Na entrevista realizada em um café da parte antiga de Nova Délhi, a escritora ainda exibe um cabelo cacheado, mas agora com o grisalho de uma mulher de 56 anos. Sua pequena estatura, o timbre pausado de sua voz e seus sorrisos travessos surpreendem porque contrastam com a veemência de seus textos.

"Por que tantos anos antes de lançar um novo romance? "Demorei a me recuperar de 'O Deus das pequenas coisas', não apenas por culpa de seu sucesso material, como também porque, de certa maneira, eu tirei do fundo de mim mesma", explica a autora.

"O ministério da felicidade suprema", um romance exuberante e com inúmeros personagens, conta a vida de uma comunidade de hijras (transgêneros) de Nova Délhi e uma história de amor em um ambiente de insurreição em Caxemira.

Aparecem nacionalistas hindus, a guerrilha maoista das florestas do centro do país, a violência das castas e os demais temas habituais de uma Arundhati Roy militante.

A escritora assegura que teceu esta narração labiríntica à imagem do dédalo urbano das megalópoles indianas.

O livro, que levou dez anos para ser escrito, mostra que "é preciso conhecer uma cidade: percorrer suas estradas longas e curtas, seus pátios traseiros, seus solares", afirma.

- Adulada e odiada -Tão idolatrada por seus leitores como odiada por seus detratores, uma clarividente para alguns, uma idealista caricatural para outros, Arundhati Roy causa paixões em seu país.

A escritora, acostumada às polêmicas, às manifestações e aos comparecimento ante tribunais, forjou, desde que alcançou a fama literária, um perfil de intelectual dissidente similar ao do americano Noam Chomsky.

"Seria difícil ficar em paz comigo mesmo se não falasse do que se passa aqui", afirma, para justificar seu compromisso intransigente.

"Como se pode aceitar que centenas de pessoas sejam mutiladas em Caxemira?

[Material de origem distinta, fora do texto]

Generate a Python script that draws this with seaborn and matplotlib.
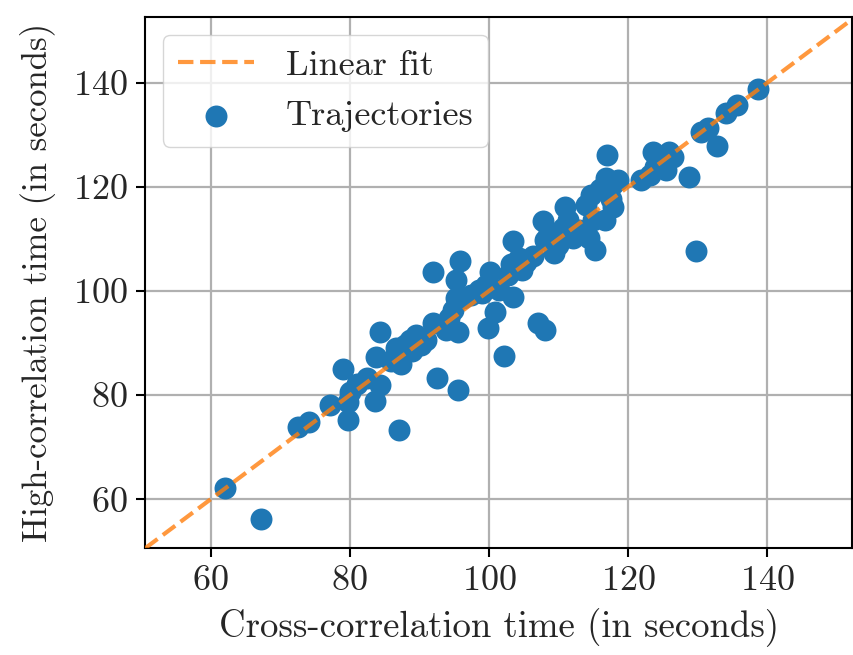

Como se pode aceitar uma sociedade que, há milhares de anos, decidiu que uma parte da população deveria ser considerada 'intocável'? Como se pode aceitar uma sociedade que queima as casas das populações tribais e as expulsa de seus lares em nome do progresso?", questiona, apaixonada.

Com um pluma afiada como uma faca, a filha de uma cristã da região meridional de Kerala e de um hindu de Bengala Ocidental luta contra os rótulos de identidade impostas pelos nacionalistas hindus.

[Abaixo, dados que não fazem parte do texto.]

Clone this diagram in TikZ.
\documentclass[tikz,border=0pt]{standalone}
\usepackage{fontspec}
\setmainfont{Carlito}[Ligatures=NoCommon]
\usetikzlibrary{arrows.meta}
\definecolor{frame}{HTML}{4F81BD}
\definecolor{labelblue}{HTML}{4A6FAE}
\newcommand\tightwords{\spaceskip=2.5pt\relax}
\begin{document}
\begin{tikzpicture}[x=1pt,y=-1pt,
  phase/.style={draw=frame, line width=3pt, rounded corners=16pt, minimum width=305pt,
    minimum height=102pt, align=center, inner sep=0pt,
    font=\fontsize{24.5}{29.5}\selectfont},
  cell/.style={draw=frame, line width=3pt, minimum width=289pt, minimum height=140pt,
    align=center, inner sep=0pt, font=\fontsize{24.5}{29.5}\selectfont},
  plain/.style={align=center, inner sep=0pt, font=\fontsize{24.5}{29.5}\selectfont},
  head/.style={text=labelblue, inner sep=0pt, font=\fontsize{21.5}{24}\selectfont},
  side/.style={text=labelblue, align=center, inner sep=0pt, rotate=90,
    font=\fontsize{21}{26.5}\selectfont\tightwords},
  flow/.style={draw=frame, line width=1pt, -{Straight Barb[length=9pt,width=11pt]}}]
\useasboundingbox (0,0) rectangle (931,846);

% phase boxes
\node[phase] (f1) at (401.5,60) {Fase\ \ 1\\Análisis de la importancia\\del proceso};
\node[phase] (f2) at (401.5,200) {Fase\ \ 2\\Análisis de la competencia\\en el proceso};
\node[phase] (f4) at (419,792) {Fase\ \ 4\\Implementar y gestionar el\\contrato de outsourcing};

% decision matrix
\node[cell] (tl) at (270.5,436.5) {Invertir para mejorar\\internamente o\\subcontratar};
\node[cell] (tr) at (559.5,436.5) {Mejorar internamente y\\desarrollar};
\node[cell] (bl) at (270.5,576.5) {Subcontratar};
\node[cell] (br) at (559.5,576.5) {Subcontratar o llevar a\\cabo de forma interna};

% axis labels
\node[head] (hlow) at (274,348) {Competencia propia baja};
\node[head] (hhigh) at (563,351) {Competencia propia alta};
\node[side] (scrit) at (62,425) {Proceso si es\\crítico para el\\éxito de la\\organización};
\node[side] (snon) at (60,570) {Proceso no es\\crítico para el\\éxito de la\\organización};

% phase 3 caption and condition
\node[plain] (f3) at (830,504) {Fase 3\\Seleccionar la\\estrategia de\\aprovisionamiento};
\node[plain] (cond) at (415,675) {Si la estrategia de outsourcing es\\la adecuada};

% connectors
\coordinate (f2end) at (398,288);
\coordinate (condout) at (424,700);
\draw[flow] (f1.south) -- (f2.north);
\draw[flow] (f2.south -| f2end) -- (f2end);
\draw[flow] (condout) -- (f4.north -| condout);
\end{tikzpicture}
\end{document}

Seu novo romance os descreve como pessoas que anseiam por um novo "Reich" fundamentalista.

"O nível de polarização das pessoas nunca foi tão execrável", assegura. "Há milícias com ânsias de queimar salas de cinema, grupos que ainda celebram o sati", afirma ainda, referindo-se a uma prática ilegal e rara de imolação de uma viúva na pira funerária de seu marido.

Incansável voz dos oprimidos, ecologista, feminista, alterglobalista e crítica em relação ao capitalismo, Roy expressa sua esperança de que ainda surja uma forma de justiça social através dos tumultos do mundo.

"Algo nascerá, seja da destruição total ou de uma espécie de revolução, mas isso tudo não pode continuar assim", sentencia.